**EXERCISE BRIEF:** Quote every line as written. Omit pictures.

** Start **

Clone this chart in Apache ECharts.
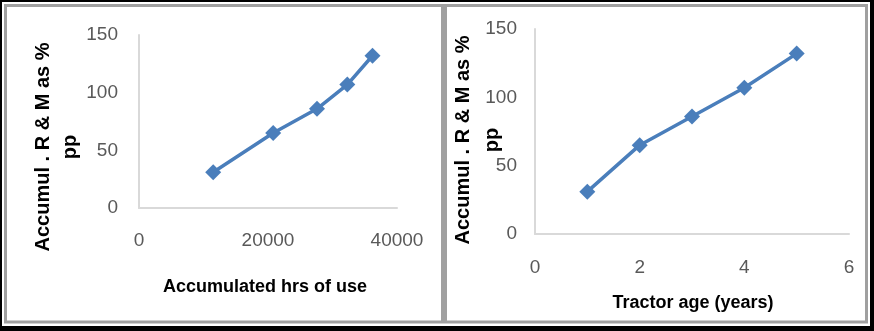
<!DOCTYPE html>
<html>
<head>
<meta charset="utf-8">
<script src="https://cdn.jsdelivr.net/npm/echarts@6/dist/echarts.min.js"></script>
<style>
html,body{margin:0;padding:0;background:#fff;}
#c{width:874px;height:331px;}
</style>
</head>
<body>
<div id="c"></div>
<script>
// Data
const hoursOfUse = [11500, 20800, 27600, 32300, 36200];
const tractorAge = [1, 2, 3, 4, 5];
const accumRM = [31, 65, 86, 107, 132];
const yTicks = [0, 50, 100, 150];
const leftXTicks = [0, 20000, 40000];
const rightXTicks = [0, 2, 4, 6];
const yName = 'Accumul . R & M as %\npp';
const leftXName = 'Accumulated hrs of use';
const rightXName = 'Tractor age (years)';

const FONT = '"Liberation Sans", Arial, sans-serif';
const tickStyle = {color: '#595959', fontSize: 19, fontFamily: FONT, formatter: v => String(v)};
const axisLine = {show: true, lineStyle: {color: '#d9d9d9', width: 2}};
const lineColor = '#4a7ebb';

const chart = echarts.init(document.getElementById('c'), null, {renderer: 'canvas'});
const option = {
  animation: false,
  backgroundColor: '#fff',
  grid: [
    {left: 139, top: 35, width: 258, height: 173},
    {left: 535, top: 29, width: 314, height: 205}
  ],
  xAxis: [
    {gridIndex: 0, type: 'value', min: leftXTicks[0], max: leftXTicks[leftXTicks.length-1], interval: leftXTicks[1]-leftXTicks[0],
     axisLine: axisLine, axisTick: {show: false}, splitLine: {show: false},
     axisLabel: Object.assign({margin: 23}, tickStyle)},
    {gridIndex: 1, type: 'value', min: rightXTicks[0], max: rightXTicks[rightXTicks.length-1], interval: rightXTicks[1]-rightXTicks[0],
     axisLine: axisLine, axisTick: {show: false}, splitLine: {show: false},
     axisLabel: Object.assign({margin: 24}, tickStyle)}
  ],
  yAxis: [
    {gridIndex: 0, type: 'value', min: yTicks[0], max: yTicks[yTicks.length-1], interval: yTicks[1]-yTicks[0],
     axisLine: axisLine, axisTick: {show: false}, splitLine: {show: false},
     axisLabel: Object.assign({margin: 21}, tickStyle)},
    {gridIndex: 1, type: 'value', min: yTicks[0], max: yTicks[yTicks.length-1], interval: yTicks[1]-yTicks[0],
     axisLine: axisLine, axisTick: {show: false}, splitLine: {show: false},
     axisLabel: Object.assign({margin: 18}, tickStyle)}
  ],
  series: [
    {type: 'line', xAxisIndex: 0, yAxisIndex: 0,
     data: hoursOfUse.map((x, i) => [x, accumRM[i]]),
     symbol: 'diamond', symbolSize: 16,
     lineStyle: {color: lineColor, width: 3.5}, itemStyle: {color: lineColor}},
    {type: 'line', xAxisIndex: 1, yAxisIndex: 1,
     data: tractorAge.map((x, i) => [x, accumRM[i]]),
     symbol: 'diamond', symbolSize: 16,
     lineStyle: {color: lineColor, width: 3.5}, itemStyle: {color: lineColor}}
  ],
  graphic: [
    // outer black frame
    {type: 'rect', shape: {x: 0, y: 0, width: 874, height: 2}, style: {fill: '#000'}, silent: true},
    {type: 'rect', shape: {x: 0, y: 0, width: 2, height: 331}, style: {fill: '#000'}, silent: true},
    {type: 'rect', shape: {x: 0, y: 326, width: 874, height: 5}, style: {fill: '#000'}, silent: true},
    {type: 'rect', shape: {x: 870, y: 0, width: 4, height: 331}, style: {fill: '#000'}, silent: true},
    // panel borders
    {type: 'rect', shape: {x: 5.5, y: 5.5, width: 437, height: 316.5}, style: {fill: 'none', stroke: '#a0a0a0', lineWidth: 3}, silent: true},
    {type: 'rect', shape: {x: 445.5, y: 5.5, width: 421, height: 316.5}, style: {fill: 'none', stroke: '#a0a0a0', lineWidth: 3}, silent: true},
    // axis titles
    {type: 'text', x: 57, y: 147, rotation: Math.PI/2,
     style: {text: yName, fontSize: 20, fontWeight: 'bold', fontFamily: FONT, fill: '#000', align: 'center', verticalAlign: 'middle', lineHeight: 27}},
    {type: 'text', x: 478, y: 140, rotation: Math.PI/2,
     style: {text: yName, fontSize: 20, fontWeight: 'bold', fontFamily: FONT, fill: '#000', align: 'center', verticalAlign: 'middle', lineHeight: 29}},
    {type: 'text', x: 265, y: 287,
     style: {text: leftXName, fontSize: 18, fontWeight: 'bold', fontFamily: FONT, fill: '#000', align: 'center', verticalAlign: 'middle'}},
    {type: 'text', x: 693, y: 303,
     style: {text: rightXName, fontSize: 18, fontWeight: 'bold', fontFamily: FONT, fill: '#000', align: 'center', verticalAlign: 'middle'}}
  ]
};
chart.setOption(option);
</script>
</body>
</html>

** End **

**FULL ANSWER:**
Clone this chart in Apache ECharts.
<!DOCTYPE html>
<html>
<head>
<meta charset="utf-8">
<script src="https://cdn.jsdelivr.net/npm/echarts@6/dist/echarts.min.js"></script>
<style>
html,body{margin:0;padding:0;background:#fff;}
#c{width:874px;height:331px;}
</style>
</head>
<body>
<div id="c"></div>
<script>
// Data
const hoursOfUse = [11500, 20800, 27600, 32300, 36200];
const tractorAge = [1, 2, 3, 4, 5];
const accumRM = [31, 65, 86, 107, 132];
const yTicks = [0, 50, 100, 150];
const leftXTicks = [0, 20000, 40000];
const rightXTicks = [0, 2, 4, 6];
const yName = 'Accumul . R & M as %\npp';
const leftXName = 'Accumulated hrs of use';
const rightXName = 'Tractor age (years)';

const FONT = '"Liberation Sans", Arial, sans-serif';
const tickStyle = {color: '#595959', fontSize: 19, fontFamily: FONT, formatter: v => String(v)};
const axisLine = {show: true, lineStyle: {color: '#d9d9d9', width: 2}};
const lineColor = '#4a7ebb';

const chart = echarts.init(document.getElementById('c'), null, {renderer: 'canvas'});
const option = {
  animation: false,
  backgroundColor: '#fff',
  grid: [
    {left: 139, top: 35, width: 258, height: 173},
    {left: 535, top: 29, width: 314, height: 205}
  ],
  xAxis: [
    {gridIndex: 0, type: 'value', min: leftXTicks[0], max: leftXTicks[leftXTicks.length-1], interval: leftXTicks[1]-leftXTicks[0],
     axisLine: axisLine, axisTick: {show: false}, splitLine: {show: false},
     axisLabel: Object.assign({margin: 23}, tickStyle)},
    {gridIndex: 1, type: 'value', min: rightXTicks[0], max: rightXTicks[rightXTicks.length-1], interval: rightXTicks[1]-rightXTicks[0],
     axisLine: axisLine, axisTick: {show: false}, splitLine: {show: false},
     axisLabel: Object.assign({margin: 24}, tickStyle)}
  ],
  yAxis: [
    {gridIndex: 0, type: 'value', min: yTicks[0], max: yTicks[yTicks.length-1], interval: yTicks[1]-yTicks[0],
     axisLine: axisLine, axisTick: {show: false}, splitLine: {show: false},
     axisLabel: Object.assign({margin: 21}, tickStyle)},
    {gridIndex: 1, type: 'value', min: yTicks[0], max: yTicks[yTicks.length-1], interval: yTicks[1]-yTicks[0],
     axisLine: axisLine, axisTick: {show: false}, splitLine: {show: false},
     axisLabel: Object.assign({margin: 18}, tickStyle)}
  ],
  series: [
    {type: 'line', xAxisIndex: 0, yAxisIndex: 0,
     data: hoursOfUse.map((x, i) => [x, accumRM[i]]),
     symbol: 'diamond', symbolSize: 16,
     lineStyle: {color: lineColor, width: 3.5}, itemStyle: {color: lineColor}},
    {type: 'line', xAxisIndex: 1, yAxisIndex: 1,
     data: tractorAge.map((x, i) => [x, accumRM[i]]),
     symbol: 'diamond', symbolSize: 16,
     lineStyle: {color: lineColor, width: 3.5}, itemStyle: {color: lineColor}}
  ],
  graphic: [
    // outer black frame
    {type: 'rect', shape: {x: 0, y: 0, width: 874, height: 2}, style: {fill: '#000'}, silent: true},
    {type: 'rect', shape: {x: 0, y: 0, width: 2, height: 331}, style: {fill: '#000'}, silent: true},
    {type: 'rect', shape: {x: 0, y: 326, width: 874, height: 5}, style: {fill: '#000'}, silent: true},
    {type: 'rect', shape: {x: 870, y: 0, width: 4, height: 331}, style: {fill: '#000'}, silent: true},
    // panel borders
    {type: 'rect', shape: {x: 5.5, y: 5.5, width: 437, height: 316.5}, style: {fill: 'none', stroke: '#a0a0a0', lineWidth: 3}, silent: true},
    {type: 'rect', shape: {x: 445.5, y: 5.5, width: 421, height: 316.5}, style: {fill: 'none', stroke: '#a0a0a0', lineWidth: 3}, silent: true},
    // axis titles
    {type: 'text', x: 57, y: 147, rotation: Math.PI/2,
     style: {text: yName, fontSize: 20, fontWeight: 'bold', fontFamily: FONT, fill: '#000', align: 'center', verticalAlign: 'middle', lineHeight: 27}},
    {type: 'text', x: 478, y: 140, rotation: Math.PI/2,
     style: {text: yName, fontSize: 20, fontWeight: 'bold', fontFamily: FONT, fill: '#000', align: 'center', verticalAlign: 'middle', lineHeight: 29}},
    {type: 'text', x: 265, y: 287,
     style: {text: leftXName, fontSize: 18, fontWeight: 'bold', fontFamily: FONT, fill: '#000', align: 'center', verticalAlign: 'middle'}},
    {type: 'text', x: 693, y: 303,
     style: {text: rightXName, fontSize: 18, fontWeight: 'bold', fontFamily: FONT, fill: '#000', align: 'center', verticalAlign: 'middle'}}
  ]
};
chart.setOption(option);
</script>
</body>
</html>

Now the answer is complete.